> **Available data**:
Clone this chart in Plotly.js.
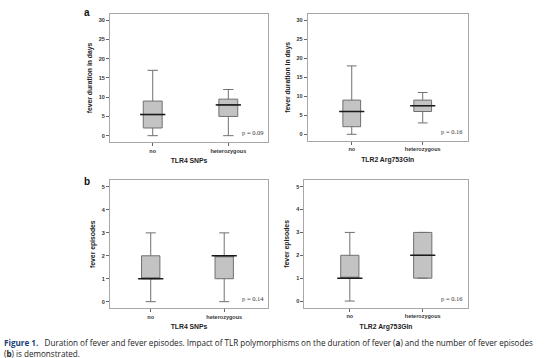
<!DOCTYPE html>
<html>
<head>
<meta charset="utf-8">
<script src="https://cdn.plot.ly/plotly-3.0.1.min.js"></script>
<style>
html,body{margin:0;padding:0;background:#fff;}
#chart{width:550px;height:358px;}
</style>
</head>
<body>
<div id="chart"></div>
<script>
// Categories and tick labels
const categories = ['no', 'heterozygous'];
const durationTicks = [0, 5, 10, 15, 20, 25, 30];
const episodeTicks = [0, 1, 2, 3, 4, 5];

// Panel a, left: TLR4 SNPs – fever duration in days
const tlr4DurMin    = [0, 0];
const tlr4DurQ1     = [2, 5];
const tlr4DurMedian = [5.5, 8];
const tlr4DurQ3     = [9, 9.5];
const tlr4DurMax    = [17, 12];

// Panel a, right: TLR2 Arg753Gln – fever duration in days
const tlr2DurMin    = [0, 3];
const tlr2DurQ1     = [2, 6];
const tlr2DurMedian = [6, 7.5];
const tlr2DurQ3     = [9, 9];
const tlr2DurMax    = [18, 11];

// Panel b, left: TLR4 SNPs – fever episodes
const tlr4EpiMin    = [0, 0];
const tlr4EpiQ1     = [1, 1];
const tlr4EpiMedian = [1, 2];
const tlr4EpiQ3     = [2, 2];
const tlr4EpiMax    = [3, 3];

// Panel b, right: TLR2 Arg753Gln – fever episodes
const tlr2EpiMin    = [0, 1];
const tlr2EpiQ1     = [1, 1];
const tlr2EpiMedian = [1, 2];
const tlr2EpiQ3     = [2, 3];
const tlr2EpiMax    = [3, 3];

const pValues = ['p = 0.09', 'p = 0.16', 'p = 0.14', 'p = 0.16'];
const xTitles = ['TLR4 SNPs', 'TLR2 Arg753Gln', 'TLR4 SNPs', 'TLR2 Arg753Gln'];
const yTitles = ['fever duration in days', 'fever duration in days', 'fever episodes', 'fever episodes'];
const captionText = '<span style="color:#1d3f7a"><b>Figure 1.</b></span>   Duration of fever and fever episodes. Impact of TLR polymorphisms on the duration of fever (<b>a</b>) and the number of fever episodes<br>(<b>b</b>) is demonstrated.';

const panels = [
  {min: tlr4DurMin, q1: tlr4DurQ1, med: tlr4DurMedian, q3: tlr4DurQ3, max: tlr4DurMax, xa: 'x', ya: 'y'},
  {min: tlr2DurMin, q1: tlr2DurQ1, med: tlr2DurMedian, q3: tlr2DurQ3, max: tlr2DurMax, xa: 'x2', ya: 'y2'},
  {min: tlr4EpiMin, q1: tlr4EpiQ1, med: tlr4EpiMedian, q3: tlr4EpiQ3, max: tlr4EpiMax, xa: 'x3', ya: 'y3'},
  {min: tlr2EpiMin, q1: tlr2EpiQ1, med: tlr2EpiMedian, q3: tlr2EpiQ3, max: tlr2EpiMax, xa: 'x4', ya: 'y4'}
];

const traces = [];
panels.forEach(p => {
  traces.push({
    type: 'box', x: categories, q1: p.q1, median: p.med, q3: p.q3,
    lowerfence: p.min, upperfence: p.max, boxpoints: false,
    width: 0.25, whiskerwidth: 0.55,
    fillcolor: '#c3c3c3', line: {color: '#707070', width: 1},
    xaxis: p.xa, yaxis: p.ya, hoverinfo: 'skip', showlegend: false
  });
  traces.push({
    type: 'scatter', mode: 'markers', x: categories, y: p.med,
    marker: {symbol: 'line-ew', size: 18, line: {color: '#1a1a1a', width: 1.6}},
    xaxis: p.xa, yaxis: p.ya, hoverinfo: 'skip', showlegend: false
  });
});

const tickFont = {family: 'Liberation Sans, Arial, sans-serif', size: 5.5, color: '#333', weight: 'bold'};
const titleFont = {family: 'Liberation Sans, Arial, sans-serif', size: 6.8, color: '#222', weight: 'bold'};

function xax(domain, range, title, anchor) {
  return {
    domain: domain, range: range, type: 'category', anchor: anchor,
    showline: true, mirror: true, linecolor: '#a8a8a8', linewidth: 1,
    ticks: 'outside', ticklen: 3, tickcolor: '#666', tickwidth: 1,
    showgrid: false, zeroline: false, fixedrange: true,
    tickfont: tickFont,
    title: {text: title, font: titleFont, standoff: 5}
  };
}
function yax(domain, range, tickvals, title, anchor) {
  return {
    domain: domain, range: range, tickvals: tickvals, anchor: anchor,
    showline: true, mirror: true, linecolor: '#a8a8a8', linewidth: 1,
    ticks: 'outside', ticklen: 3, tickcolor: '#666', tickwidth: 1,
    showgrid: false, zeroline: false, fixedrange: true,
    tickfont: tickFont,
    title: {text: title, font: titleFont, standoff: 5}
  };
}

const layout = {
  width: 550, height: 358,
  margin: {l: 0, r: 0, t: 0, b: 0},
  paper_bgcolor: '#fff', plot_bgcolor: '#fff',
  showlegend: false,
  xaxis:  xax([0.2, 0.4873], [-0.565, 1.525], xTitles[0], 'y'),
  yaxis:  yax([0.6034, 0.9609], [-1.64, 31.64], durationTicks, yTitles[0], 'x'),
  xaxis2: xax([0.5595, 0.8504], [-0.62, 1.634], xTitles[1], 'y2'),
  yaxis2: yax([0.607, 0.9609], [-1.68, 31.66], durationTicks, yTitles[1], 'x2'),
  xaxis3: xax([0.2, 0.4873], [-0.554, 1.596], xTitles[2], 'y3'),
  yaxis3: yax([0.1388, 0.4972], [-0.29, 5.305], episodeTicks, yTitles[2], 'x3'),
  xaxis4: xax([0.5533, 0.8504], [-0.624, 1.617], xTitles[3], 'y4'),
  yaxis4: yax([0.1405, 0.4972], [-0.29, 5.29], episodeTicks, yTitles[3], 'x4'),
  annotations: []
};

const axPairs = [['x', 'y'], ['x2', 'y2'], ['x3', 'y3'], ['x4', 'y4']];
axPairs.forEach((ap, i) => {
  layout.annotations.push({
    xref: ap[0] + ' domain', yref: ap[1] + ' domain', x: 0.985, y: 0.03,
    xanchor: 'right', yanchor: 'bottom', showarrow: false,
    text: pValues[i],
    font: {family: 'Liberation Serif, Times New Roman, serif', size: 6.5, color: '#333'}
  });
});

// Panel letters
layout.annotations.push({xref: 'paper', yref: 'paper', x: 87/550, y: 1 - 13/358, xanchor: 'center', yanchor: 'middle',
  showarrow: false, text: '<b>a</b>', font: {family: 'Liberation Sans, Arial, sans-serif', size: 10, color: '#111'}});
layout.annotations.push({xref: 'paper', yref: 'paper', x: 87/550, y: 1 - 181/358, xanchor: 'center', yanchor: 'middle',
  showarrow: false, text: '<b>b</b>', font: {family: 'Liberation Sans, Arial, sans-serif', size: 10, color: '#111'}});

// Caption
layout.annotations.push({xref: 'paper', yref: 'paper', x: 2/550, y: 1 - 347.8/358,
  xanchor: 'left', yanchor: 'middle', align: 'left', showarrow: false,
  text: captionText,
  font: {family: 'Open Sans, sans-serif', size: 8.1, color: '#222'}});

Plotly.newPlot('chart', traces, layout, {staticPlot: true, displayModeBar: false});
</script>
</body>
</html>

> **Exercise requirements**: How many lines of the data hold the string "chart"? Reply with the number alone.

> **Response for this exercise**: 4